Extract the lines from the start through the line that holds "const timeTickMinutes = [0,60,120,180];", both included, omitting all images.

**** Stored data

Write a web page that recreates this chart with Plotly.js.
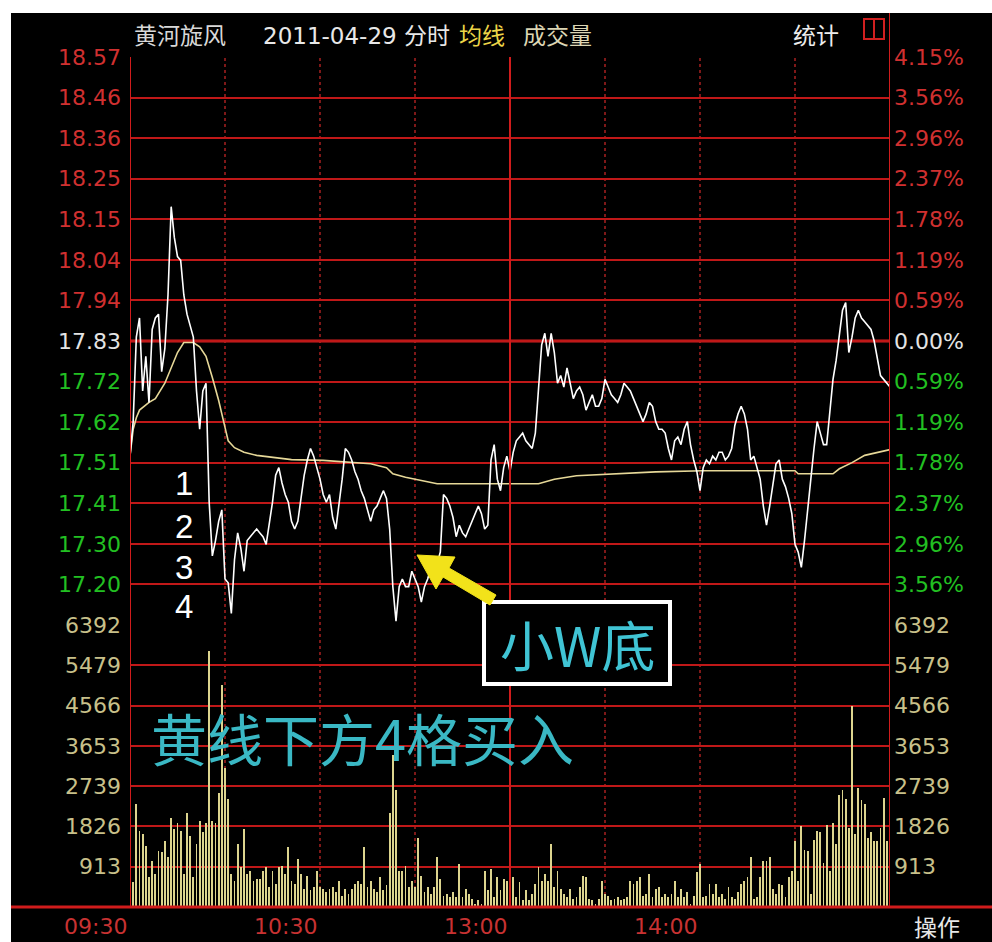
<!DOCTYPE html>
<html><head><meta charset="utf-8">
<script src="https://cdn.plot.ly/plotly-3.0.1.min.js"></script>
<style>
html,body{margin:0;padding:0;background:#fff;width:992px;height:942px;overflow:hidden}
#chart{position:absolute;left:11px;top:13px;width:981px;height:929px;background:#000}
</style></head><body><div id="chart"></div>
<script>
// ---- data ----
const prevClose = 17.83;
const priceTickLabels = ['17.20','17.30','17.41','17.51','17.62','17.72','17.83','17.94','18.04','18.15','18.25','18.36','18.46','18.57'];
const pctTickLabels = ['3.56%','2.96%','2.37%','1.78%','1.19%','0.59%','0.00%','0.59%','1.19%','1.78%','2.37%','2.96%','3.56%','4.15%'];
const volTickLabels = ['913','1826','2739','3653','4566','5479','6392'];
const timeTickLabels = ['09:30','10:30','13:00','14:00'];
const timeTickMinutes = [0,60,120,180];

const price = [
17.53,17.62,17.84,17.89,17.70,17.79,17.67,17.86,17.89,17.90,
17.75,17.81,17.95,18.18,18.10,18.05,18.04,17.95,17.90,17.87,
17.84,17.70,17.60,17.70,17.72,17.41,17.27,17.31,17.36,17.39,
17.21,17.20,17.12,17.26,17.33,17.29,17.23,17.31,17.32,17.33,
17.34,17.33,17.32,17.30,17.35,17.41,17.48,17.50,17.46,17.43,
17.41,17.36,17.34,17.36,17.42,17.48,17.52,17.55,17.53,17.50,
17.47,17.43,17.41,17.43,17.37,17.34,17.40,17.47,17.55,17.54,
17.52,17.49,17.47,17.44,17.42,17.39,17.36,17.39,17.40,17.42,
17.44,17.42,17.34,17.19,17.10,17.19,17.21,17.19,17.19,17.23,
17.21,17.19,17.15,17.19,17.21,17.24,17.22,17.25,17.28,17.43,
17.42,17.40,17.37,17.32,17.35,17.33,17.32,17.34,17.36,17.38,
17.40,17.38,17.34,17.35,17.52,17.56,17.47,17.44,17.50,17.53,
17.49,17.54,17.57,17.58,17.59,17.57,17.56,17.55,17.59,17.72,
17.82,17.85,17.79,17.85,17.80,17.72,17.74,17.71,17.76,17.72,
17.68,17.70,17.71,17.69,17.65,17.67,17.69,17.66,17.66,17.68,
17.73,17.71,17.69,17.68,17.67,17.69,17.72,17.71,17.70,17.68,
17.66,17.64,17.62,17.64,17.67,17.66,17.62,17.60,17.60,17.59,
17.55,17.52,17.57,17.58,17.56,17.60,17.62,17.56,17.52,17.49,
17.44,17.50,17.52,17.51,17.53,17.52,17.54,17.54,17.52,17.53,
17.55,17.61,17.64,17.66,17.64,17.60,17.52,17.53,17.50,17.47,
17.40,17.35,17.40,17.46,17.51,17.52,17.47,17.45,17.42,17.38,
17.30,17.28,17.24,17.31,17.40,17.47,17.55,17.62,17.59,17.56,
17.56,17.65,17.73,17.78,17.85,17.91,17.93,17.80,17.84,17.89,
17.91,17.89,17.88,17.87,17.86,17.83,17.78,17.74,17.73,17.72,
17.71
];

const avgMinutes = [0,1,2,3,6,8,11,13,15,17,20,22,24,26,28,30,31,33,36,40,46,51,61,69,76,81,83,87,92,97,129,131,134,141,154,166,181,210,211,222,224,228,232,236,240];
const avgPrice = [17.53,17.60,17.63,17.65,17.67,17.68,17.72,17.76,17.80,17.826,17.826,17.815,17.79,17.735,17.675,17.605,17.57,17.552,17.54,17.532,17.526,17.521,17.519,17.514,17.51,17.50,17.484,17.475,17.466,17.458,17.458,17.463,17.47,17.479,17.484,17.489,17.492,17.492,17.484,17.484,17.497,17.513,17.532,17.54,17.547];

const volume = [
5475,560,2325,1725,1650,1390,675,1050,750,1275,
1240,1500,1125,2025,1760,1910,1725,750,2140,1610,
675,1425,1950,1690,1910,5810,1950,1910,2590,5025,
3150,2440,750,600,1425,900,1760,750,825,600,
640,640,825,900,450,825,525,900,940,750,
1350,600,525,1090,750,410,710,375,450,825,
450,410,340,410,450,340,600,260,410,300,
410,525,600,525,1350,450,600,410,340,675,
375,490,2140,3450,2660,825,825,940,450,600,
450,1575,710,340,450,300,450,1125,640,260,
300,225,340,225,975,225,410,300,190,75,
150,75,825,375,865,225,675,375,640,600,
600,675,225,560,150,375,150,300,525,900,
600,750,600,1425,450,825,410,300,225,410,
190,225,450,710,675,190,150,75,190,600,
300,260,150,190,225,150,190,225,600,525,
600,675,260,300,750,225,410,450,225,300,
225,300,600,225,410,225,340,75,260,790,
975,225,260,525,300,525,225,300,190,450,
225,190,340,525,600,675,1125,190,225,675,
1050,1050,1125,410,300,525,490,225,675,825,
1500,600,1840,1290,1275,300,1520,1725,1700,1000,
1860,825,1900,1425,2540,2650,2440,1800,4550,1650,
2700,2420,2325,1575,1690,1500,1500,1800,2475,1500,
2650
];

// ---- helpers (layout only) ----
const minutes = price.map((_, i) => i);
const step = (parseFloat(priceTickLabels[priceTickLabels.length-1]) - prevClose) / 7;
const priceTickVals = priceTickLabels.map((_, i) => prevClose + (i - 6) * step);
const pRange = [prevClose - 7*step, prevClose + 7*step + 1e-6];
const volTickVals = volTickLabels.map(Number);
const RED='#d03030', WHITE='#e4e4e4', GREEN='#22c022', VOLC='#c8c08a';
const colorFor = i => i < 6 ? GREEN : (i === 6 ? WHITE : RED);
const priceText = priceTickLabels.map((t,i)=>`<span style="color:${colorFor(i)}">${t}</span>`);
const pctText = pctTickLabels.map((t,i)=>`<span style="color:${colorFor(i)}">${t}</span>`);

const PL=130, PR=890, PT=57, PB=907;
const px = x => (x-PL)/(PR-PL);
const py = y => (PB-y)/(PB-PT);
const volTop = py(625);

const lblFont = {family:'DejaVu Sans, sans-serif', size:22};
const gridRed = '#c01818';

const traces = [
  {x: minutes, y: volume, type:'bar', xaxis:'x', yaxis:'y3', width:0.62,
   marker:{color:'#dcd48e', line:{width:0}}, hoverinfo:'skip'},
  {x: avgMinutes, y: avgPrice, type:'scatter', mode:'lines', xaxis:'x', yaxis:'y',
   line:{color:'#e6d898', width:1.6}, hoverinfo:'skip'},
  {x: minutes, y: price, type:'scatter', mode:'lines', xaxis:'x', yaxis:'y',
   line:{color:'#ffffff', width:1.6}, hoverinfo:'skip'},
  {x:[0], y:[prevClose], type:'scatter', mode:'markers', xaxis:'x', yaxis:'y2', marker:{opacity:0}, hoverinfo:'skip'},
  {x:[0], y:[0], type:'scatter', mode:'markers', xaxis:'x', yaxis:'y4', marker:{opacity:0}, hoverinfo:'skip'}
];

const shapes = [];
[30,60,90,150,180,210].forEach(m => shapes.push({type:'line', xref:'x', yref:'paper', x0:m, x1:m, y0:0, y1:1,
  line:{color:'#a82020', width:1.5, dash:'dot'}, layer:'below'}));
[0,120].forEach(m => shapes.push({type:'line', xref:'x', yref:'paper', x0:m, x1:m, y0:0, y1:1,
  line:{color:'#d01c1c', width:2}, layer:'above'}));
shapes.push({type:'line', xref:'x', yref:'paper', x0:240, x1:240, y0:0, y1:py(13),
  line:{color:'#d01c1c', width:2}});
shapes.push({type:'line', xref:'paper', yref:'y', x0:0, x1:1, y0:prevClose, y1:prevClose,
  line:{color:'#d42020', width:3}, layer:'below'});
shapes.push({type:'line', xref:'paper', yref:'paper', x0:-0.2, x1:1.2, y0:0, y1:0,
  line:{color:'#d01c1c', width:3}});
shapes.push({type:'rect', xref:'paper', yref:'paper', x0:px(484), x1:px(670), y0:py(684), y1:py(602),
  fillcolor:'#000', line:{color:'#ffffff', width:4}});
const arrowPts = [[417,555],[455,557],[449,568],[496,595],[490,605],[443,577],[436,589]];
shapes.push({type:'path', xref:'paper', yref:'paper',
  path: 'M' + arrowPts.map(p => px(p[0]) + ',' + py(p[1])).join(' L') + ' Z',
  fillcolor:'#f2e21a', line:{color:'#f2e21a', width:1}});
shapes.push({type:'rect', xref:'paper', yref:'paper', x0:px(864), x1:px(884), y0:py(39), y1:py(19),
  line:{color:'#d02020', width:2}, fillcolor:'rgba(0,0,0,0)'});
shapes.push({type:'line', xref:'paper', yref:'paper', x0:px(874), x1:px(874), y0:py(39), y1:py(19),
  line:{color:'#d02020', width:2}});

const annotations = [];
timeTickMinutes.forEach((m,i) => annotations.push({x:m, y:0, xref:'x', yref:'paper', text:timeTickLabels[i],
  showarrow:false, xanchor:'right', yanchor:'top', yshift:-5, xshift:-1, font:{family:'DejaVu Sans', size:22, color:'#c83232'}}));
annotations.push({x:px(912), y:py(926), xref:'paper', yref:'paper', text:'操作', showarrow:false,
  xanchor:'left', yanchor:'middle', font:{family:'Noto Sans CJK SC', size:23, color:'#e8e8e8'}});
const titleParts = [
  {t:'黄河旋风', x:132, c:'#d8d8d8'},
  {t:'2011-04-29 分时', x:261, c:'#e8e8e8'},
  {t:'均线', x:457, c:'#ecd448'},
  {t:'成交量', x:521, c:'#dcd6b4'},
  {t:'统计', x:791, c:'#ececec'}
];
titleParts.forEach(p => annotations.push({x:px(p.x), y:py(36), xref:'paper', yref:'paper', text:p.t, showarrow:false,
  xanchor:'left', yanchor:'middle', font:{family:'DejaVu Sans, Noto Sans CJK SC', size:23, color:p.c}}));
['1','2','3','4'].forEach((n,i) => annotations.push({x:px(184), y:py([483,526,567,607][i]), xref:'paper', yref:'paper',
  text:n, showarrow:false, xanchor:'center', yanchor:'middle', borderpad:0,
  font:{family:'Liberation Sans, Arial', size:33, color:'#ffffff'}}));
annotations.push({x:px(577), y:py(643), xref:'paper', yref:'paper', text:'小W底', showarrow:false,
  xanchor:'center', yanchor:'middle', font:{family:'Noto Sans CJK SC', size:54, color:'#40c4d4'}});
annotations.push({x:px(149), y:py(736), xref:'paper', yref:'paper', text:'黄线下方4格买入', showarrow:false,
  xanchor:'left', yanchor:'middle', font:{family:'Noto Sans CJK SC', size:56, color:'#3ab8c4'}});

const layout = {
  width:981, height:929,
  margin:{l:119, r:102, t:44, b:35, pad:0},
  paper_bgcolor:'#000', plot_bgcolor:'#000',
  showlegend:false, hovermode:false, bargap:0,
  xaxis:{range:[0,240], anchor:'y3', showgrid:false, zeroline:false, showticklabels:false, showline:false, fixedrange:true},
  yaxis:{domain:[volTop,1], range:pRange, tickmode:'array', tickvals:priceTickVals, ticktext:priceText,
    showgrid:true, gridcolor:gridRed, gridwidth:2, zeroline:false, showline:false, tickfont:lblFont, ticklabelstandoff:8},
  yaxis2:{overlaying:'y', side:'right', range:pRange, tickmode:'array', tickvals:priceTickVals, ticktext:pctText,
    showgrid:false, zeroline:false, showline:false, tickfont:lblFont, ticklabelstandoff:3},
  yaxis3:{domain:[0,volTop], range:[0,6392.5], tickmode:'array', tickvals:volTickVals, ticktext:volTickLabels,
    showgrid:true, gridcolor:gridRed, gridwidth:2, zeroline:false, showline:false,
    tickfont:{family:'DejaVu Sans, sans-serif', size:22, color:VOLC}, ticklabelstandoff:8},
  yaxis4:{overlaying:'y3', side:'right', range:[0,6392.5], tickmode:'array', tickvals:volTickVals, ticktext:volTickLabels,
    showgrid:false, zeroline:false, showline:false,
    tickfont:{family:'DejaVu Sans, sans-serif', size:22, color:VOLC}, ticklabelstandoff:3},
  shapes: shapes,
  annotations: annotations
};

Plotly.newPlot('chart', traces, layout, {staticPlot:true, displayModeBar:false});
</script></body></html>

********

▶ **Output**
Write a web page that recreates this chart with Plotly.js.
<!DOCTYPE html>
<html><head><meta charset="utf-8">
<script src="https://cdn.plot.ly/plotly-3.0.1.min.js"></script>
<style>
html,body{margin:0;padding:0;background:#fff;width:992px;height:942px;overflow:hidden}
#chart{position:absolute;left:11px;top:13px;width:981px;height:929px;background:#000}
</style></head><body><div id="chart"></div>
<script>
// ---- data ----
const prevClose = 17.83;
const priceTickLabels = ['17.20','17.30','17.41','17.51','17.62','17.72','17.83','17.94','18.04','18.15','18.25','18.36','18.46','18.57'];
const pctTickLabels = ['3.56%','2.96%','2.37%','1.78%','1.19%','0.59%','0.00%','0.59%','1.19%','1.78%','2.37%','2.96%','3.56%','4.15%'];
const volTickLabels = ['913','1826','2739','3653','4566','5479','6392'];
const timeTickLabels = ['09:30','10:30','13:00','14:00'];
const timeTickMinutes = [0,60,120,180];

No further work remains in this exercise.